WHAT THE TASK REQUIRES
Skip pictures in the listing below; copy exactly the lines from the one with "Clone this chart in D3.js." through the one with "const yTicks = [0, 10, 20, 30, 40];", inclusive.

※ ※ ※

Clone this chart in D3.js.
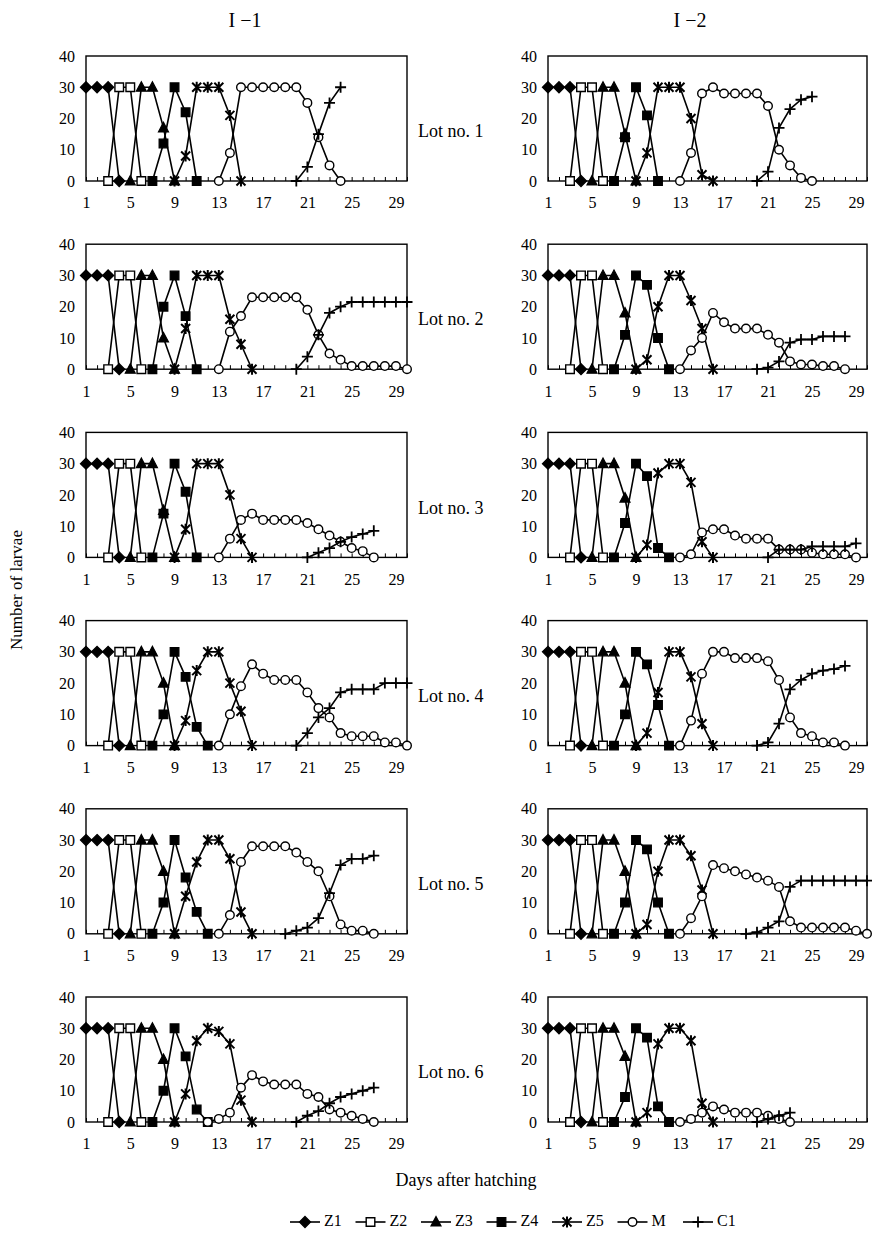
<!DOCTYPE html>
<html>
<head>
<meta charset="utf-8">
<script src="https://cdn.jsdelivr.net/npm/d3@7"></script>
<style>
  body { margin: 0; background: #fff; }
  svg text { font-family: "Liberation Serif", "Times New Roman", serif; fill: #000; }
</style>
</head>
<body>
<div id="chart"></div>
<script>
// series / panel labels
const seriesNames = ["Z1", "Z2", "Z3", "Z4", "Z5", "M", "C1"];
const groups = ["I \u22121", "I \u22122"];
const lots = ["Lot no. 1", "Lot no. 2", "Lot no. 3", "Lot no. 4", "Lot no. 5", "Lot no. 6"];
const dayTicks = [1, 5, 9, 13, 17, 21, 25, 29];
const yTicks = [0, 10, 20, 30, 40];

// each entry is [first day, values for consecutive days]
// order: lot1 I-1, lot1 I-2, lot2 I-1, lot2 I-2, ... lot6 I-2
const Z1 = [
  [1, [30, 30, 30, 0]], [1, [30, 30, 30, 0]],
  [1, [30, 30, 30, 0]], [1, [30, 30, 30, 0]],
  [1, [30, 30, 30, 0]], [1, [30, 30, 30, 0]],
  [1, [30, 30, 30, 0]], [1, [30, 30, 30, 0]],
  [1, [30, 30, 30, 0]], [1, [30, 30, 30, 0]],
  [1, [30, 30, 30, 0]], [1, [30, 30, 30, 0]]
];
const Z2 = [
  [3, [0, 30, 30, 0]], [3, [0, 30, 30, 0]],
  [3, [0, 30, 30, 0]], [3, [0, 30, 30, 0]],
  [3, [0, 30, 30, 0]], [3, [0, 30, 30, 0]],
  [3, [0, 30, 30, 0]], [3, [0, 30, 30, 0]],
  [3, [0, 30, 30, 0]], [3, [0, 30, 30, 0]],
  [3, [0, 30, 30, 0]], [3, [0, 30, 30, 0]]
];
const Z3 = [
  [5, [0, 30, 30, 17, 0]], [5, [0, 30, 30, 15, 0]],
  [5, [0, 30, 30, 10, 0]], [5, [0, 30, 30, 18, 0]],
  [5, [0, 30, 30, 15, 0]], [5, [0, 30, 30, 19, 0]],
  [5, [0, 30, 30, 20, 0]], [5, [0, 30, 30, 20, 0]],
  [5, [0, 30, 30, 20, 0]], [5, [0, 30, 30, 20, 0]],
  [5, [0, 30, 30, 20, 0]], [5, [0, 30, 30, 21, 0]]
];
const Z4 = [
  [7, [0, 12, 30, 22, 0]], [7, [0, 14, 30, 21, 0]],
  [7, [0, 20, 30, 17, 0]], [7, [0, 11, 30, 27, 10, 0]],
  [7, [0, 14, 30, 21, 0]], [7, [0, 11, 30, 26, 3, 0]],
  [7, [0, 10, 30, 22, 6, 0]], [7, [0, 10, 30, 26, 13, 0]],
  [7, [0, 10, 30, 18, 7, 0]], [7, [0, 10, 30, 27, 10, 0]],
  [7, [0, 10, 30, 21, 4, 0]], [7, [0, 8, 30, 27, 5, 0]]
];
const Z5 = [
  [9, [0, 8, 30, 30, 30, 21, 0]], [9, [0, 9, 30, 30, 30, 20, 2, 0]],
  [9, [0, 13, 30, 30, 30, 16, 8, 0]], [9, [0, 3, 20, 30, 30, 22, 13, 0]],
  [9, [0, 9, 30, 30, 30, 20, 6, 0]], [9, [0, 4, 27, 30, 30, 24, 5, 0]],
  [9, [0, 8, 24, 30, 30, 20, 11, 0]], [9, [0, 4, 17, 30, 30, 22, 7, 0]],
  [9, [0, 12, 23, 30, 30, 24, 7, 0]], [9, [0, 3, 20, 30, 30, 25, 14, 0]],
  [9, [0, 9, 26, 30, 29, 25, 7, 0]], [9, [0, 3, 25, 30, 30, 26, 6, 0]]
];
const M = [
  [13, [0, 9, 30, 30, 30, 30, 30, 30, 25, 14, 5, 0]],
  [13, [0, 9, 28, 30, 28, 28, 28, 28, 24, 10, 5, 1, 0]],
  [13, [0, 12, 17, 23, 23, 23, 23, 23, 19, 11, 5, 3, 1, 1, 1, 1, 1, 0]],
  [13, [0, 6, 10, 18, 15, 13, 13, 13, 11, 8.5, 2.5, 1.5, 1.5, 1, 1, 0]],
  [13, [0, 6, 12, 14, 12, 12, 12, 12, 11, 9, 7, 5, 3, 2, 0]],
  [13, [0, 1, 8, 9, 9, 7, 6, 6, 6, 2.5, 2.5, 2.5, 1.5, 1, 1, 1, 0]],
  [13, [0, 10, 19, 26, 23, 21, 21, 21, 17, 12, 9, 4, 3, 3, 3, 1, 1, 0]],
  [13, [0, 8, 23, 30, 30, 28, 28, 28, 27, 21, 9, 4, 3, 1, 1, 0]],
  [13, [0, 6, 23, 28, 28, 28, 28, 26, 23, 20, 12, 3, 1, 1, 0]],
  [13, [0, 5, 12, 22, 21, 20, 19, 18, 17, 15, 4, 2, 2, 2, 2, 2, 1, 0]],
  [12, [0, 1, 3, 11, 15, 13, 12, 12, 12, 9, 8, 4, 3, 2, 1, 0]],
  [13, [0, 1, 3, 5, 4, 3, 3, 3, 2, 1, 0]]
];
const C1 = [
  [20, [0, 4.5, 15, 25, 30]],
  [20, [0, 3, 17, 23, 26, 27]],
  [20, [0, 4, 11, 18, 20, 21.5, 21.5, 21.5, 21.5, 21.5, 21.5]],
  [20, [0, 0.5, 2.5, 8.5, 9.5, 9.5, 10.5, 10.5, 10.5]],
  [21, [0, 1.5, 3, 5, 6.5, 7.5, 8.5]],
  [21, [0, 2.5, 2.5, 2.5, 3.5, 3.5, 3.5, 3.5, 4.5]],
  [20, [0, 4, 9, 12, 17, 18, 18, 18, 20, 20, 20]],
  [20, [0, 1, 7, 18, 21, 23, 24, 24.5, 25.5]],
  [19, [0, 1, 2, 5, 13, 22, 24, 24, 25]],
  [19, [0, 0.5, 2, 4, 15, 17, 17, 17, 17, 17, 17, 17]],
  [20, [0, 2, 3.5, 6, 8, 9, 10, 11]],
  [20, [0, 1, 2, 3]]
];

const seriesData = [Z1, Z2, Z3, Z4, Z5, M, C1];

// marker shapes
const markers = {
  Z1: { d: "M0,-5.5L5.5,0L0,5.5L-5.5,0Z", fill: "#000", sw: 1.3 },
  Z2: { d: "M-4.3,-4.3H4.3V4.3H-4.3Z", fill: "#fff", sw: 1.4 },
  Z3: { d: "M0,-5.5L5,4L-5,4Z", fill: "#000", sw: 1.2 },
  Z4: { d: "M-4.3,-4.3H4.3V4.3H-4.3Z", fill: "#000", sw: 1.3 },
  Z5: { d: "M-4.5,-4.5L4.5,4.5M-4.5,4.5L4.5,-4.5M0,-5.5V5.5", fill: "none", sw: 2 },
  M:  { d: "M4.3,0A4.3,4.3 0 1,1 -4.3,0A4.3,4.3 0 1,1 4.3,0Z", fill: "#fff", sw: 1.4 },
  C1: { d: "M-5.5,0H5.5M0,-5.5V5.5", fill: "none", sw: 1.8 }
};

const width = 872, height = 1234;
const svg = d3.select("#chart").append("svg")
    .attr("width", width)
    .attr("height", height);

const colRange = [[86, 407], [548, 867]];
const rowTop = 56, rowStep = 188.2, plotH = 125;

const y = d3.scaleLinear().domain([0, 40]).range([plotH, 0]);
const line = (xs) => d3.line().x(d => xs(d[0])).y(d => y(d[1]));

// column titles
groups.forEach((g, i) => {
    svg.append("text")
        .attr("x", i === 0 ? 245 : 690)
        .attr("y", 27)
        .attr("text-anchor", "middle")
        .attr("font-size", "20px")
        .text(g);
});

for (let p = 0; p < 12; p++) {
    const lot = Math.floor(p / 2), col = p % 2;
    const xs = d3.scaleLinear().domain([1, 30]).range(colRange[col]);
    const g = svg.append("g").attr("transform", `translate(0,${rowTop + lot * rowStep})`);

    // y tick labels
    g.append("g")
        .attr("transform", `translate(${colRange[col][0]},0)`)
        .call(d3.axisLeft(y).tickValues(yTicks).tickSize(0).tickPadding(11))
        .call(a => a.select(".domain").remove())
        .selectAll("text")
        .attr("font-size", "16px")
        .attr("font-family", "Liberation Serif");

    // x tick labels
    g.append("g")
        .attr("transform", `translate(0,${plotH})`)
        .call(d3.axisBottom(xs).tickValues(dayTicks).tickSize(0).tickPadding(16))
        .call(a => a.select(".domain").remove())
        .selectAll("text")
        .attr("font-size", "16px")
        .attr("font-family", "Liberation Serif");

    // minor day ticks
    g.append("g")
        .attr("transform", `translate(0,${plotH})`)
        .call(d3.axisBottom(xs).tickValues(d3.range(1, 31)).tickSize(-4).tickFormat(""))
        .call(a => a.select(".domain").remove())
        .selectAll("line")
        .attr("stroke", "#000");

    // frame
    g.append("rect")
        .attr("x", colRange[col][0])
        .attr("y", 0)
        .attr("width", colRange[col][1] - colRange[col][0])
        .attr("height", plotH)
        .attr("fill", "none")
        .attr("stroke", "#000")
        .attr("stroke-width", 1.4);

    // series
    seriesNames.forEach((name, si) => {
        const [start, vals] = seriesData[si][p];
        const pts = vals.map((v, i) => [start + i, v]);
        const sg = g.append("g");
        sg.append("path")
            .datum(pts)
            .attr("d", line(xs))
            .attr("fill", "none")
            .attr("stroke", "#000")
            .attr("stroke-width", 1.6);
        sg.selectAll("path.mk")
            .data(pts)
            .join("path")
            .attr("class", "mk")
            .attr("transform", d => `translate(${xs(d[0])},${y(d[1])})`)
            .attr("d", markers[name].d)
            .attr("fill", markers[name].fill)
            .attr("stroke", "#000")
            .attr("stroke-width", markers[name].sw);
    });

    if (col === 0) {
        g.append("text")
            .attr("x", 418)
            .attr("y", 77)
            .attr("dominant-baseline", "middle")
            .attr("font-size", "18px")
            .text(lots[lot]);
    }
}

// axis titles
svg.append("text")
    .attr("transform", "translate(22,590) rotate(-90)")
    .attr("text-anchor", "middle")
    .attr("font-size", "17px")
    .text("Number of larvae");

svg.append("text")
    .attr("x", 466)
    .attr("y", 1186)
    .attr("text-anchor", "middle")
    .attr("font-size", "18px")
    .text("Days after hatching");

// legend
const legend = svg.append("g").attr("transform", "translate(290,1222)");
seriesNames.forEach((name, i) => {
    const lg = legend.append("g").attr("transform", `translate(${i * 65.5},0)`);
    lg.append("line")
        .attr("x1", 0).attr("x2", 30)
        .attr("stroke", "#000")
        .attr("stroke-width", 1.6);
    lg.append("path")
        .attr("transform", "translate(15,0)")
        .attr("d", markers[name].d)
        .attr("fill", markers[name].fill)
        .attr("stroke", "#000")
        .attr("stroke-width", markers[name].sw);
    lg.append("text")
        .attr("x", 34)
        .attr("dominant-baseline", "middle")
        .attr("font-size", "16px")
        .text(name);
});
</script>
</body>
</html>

※ ※ ※

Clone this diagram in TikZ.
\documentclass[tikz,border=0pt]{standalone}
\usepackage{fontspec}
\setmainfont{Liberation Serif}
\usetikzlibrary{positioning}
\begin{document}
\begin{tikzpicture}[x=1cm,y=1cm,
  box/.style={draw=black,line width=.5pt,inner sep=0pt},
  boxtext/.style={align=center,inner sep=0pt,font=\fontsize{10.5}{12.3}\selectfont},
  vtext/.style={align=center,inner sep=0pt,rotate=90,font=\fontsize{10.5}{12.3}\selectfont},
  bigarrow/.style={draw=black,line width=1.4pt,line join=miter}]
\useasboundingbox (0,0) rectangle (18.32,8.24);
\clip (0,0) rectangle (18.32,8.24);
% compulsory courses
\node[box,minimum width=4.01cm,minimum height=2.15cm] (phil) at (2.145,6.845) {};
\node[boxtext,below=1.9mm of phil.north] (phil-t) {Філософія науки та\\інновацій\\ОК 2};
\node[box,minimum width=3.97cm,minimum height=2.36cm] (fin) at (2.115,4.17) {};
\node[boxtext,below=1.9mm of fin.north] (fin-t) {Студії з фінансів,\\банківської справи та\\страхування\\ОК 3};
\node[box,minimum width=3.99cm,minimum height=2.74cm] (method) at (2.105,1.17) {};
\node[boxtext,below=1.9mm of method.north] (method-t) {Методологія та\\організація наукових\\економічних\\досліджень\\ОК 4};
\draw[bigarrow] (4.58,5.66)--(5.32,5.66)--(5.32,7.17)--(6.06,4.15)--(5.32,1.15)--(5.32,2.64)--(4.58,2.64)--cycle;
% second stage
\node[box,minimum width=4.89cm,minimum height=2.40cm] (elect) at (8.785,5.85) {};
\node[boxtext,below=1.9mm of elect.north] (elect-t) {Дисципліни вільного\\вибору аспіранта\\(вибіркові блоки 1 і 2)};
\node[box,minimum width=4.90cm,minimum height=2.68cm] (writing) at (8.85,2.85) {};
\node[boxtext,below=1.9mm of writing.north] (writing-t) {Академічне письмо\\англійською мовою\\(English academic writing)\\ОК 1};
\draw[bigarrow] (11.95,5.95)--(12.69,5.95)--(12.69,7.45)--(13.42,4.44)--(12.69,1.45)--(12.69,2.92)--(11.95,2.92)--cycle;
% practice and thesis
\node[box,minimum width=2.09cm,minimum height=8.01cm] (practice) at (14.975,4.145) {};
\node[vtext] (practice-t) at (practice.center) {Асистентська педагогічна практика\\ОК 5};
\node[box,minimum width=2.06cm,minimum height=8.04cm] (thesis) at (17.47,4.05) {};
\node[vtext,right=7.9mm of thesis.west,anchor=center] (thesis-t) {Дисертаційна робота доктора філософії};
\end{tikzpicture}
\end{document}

※ ※ ※

FULL SOLUTION
Clone this chart in D3.js.
<!DOCTYPE html>
<html>
<head>
<meta charset="utf-8">
<script src="https://cdn.jsdelivr.net/npm/d3@7"></script>
<style>
  body { margin: 0; background: #fff; }
  svg text { font-family: "Liberation Serif", "Times New Roman", serif; fill: #000; }
</style>
</head>
<body>
<div id="chart"></div>
<script>
// series / panel labels
const seriesNames = ["Z1", "Z2", "Z3", "Z4", "Z5", "M", "C1"];
const groups = ["I \u22121", "I \u22122"];
const lots = ["Lot no. 1", "Lot no. 2", "Lot no. 3", "Lot no. 4", "Lot no. 5", "Lot no. 6"];
const dayTicks = [1, 5, 9, 13, 17, 21, 25, 29];
const yTicks = [0, 10, 20, 30, 40];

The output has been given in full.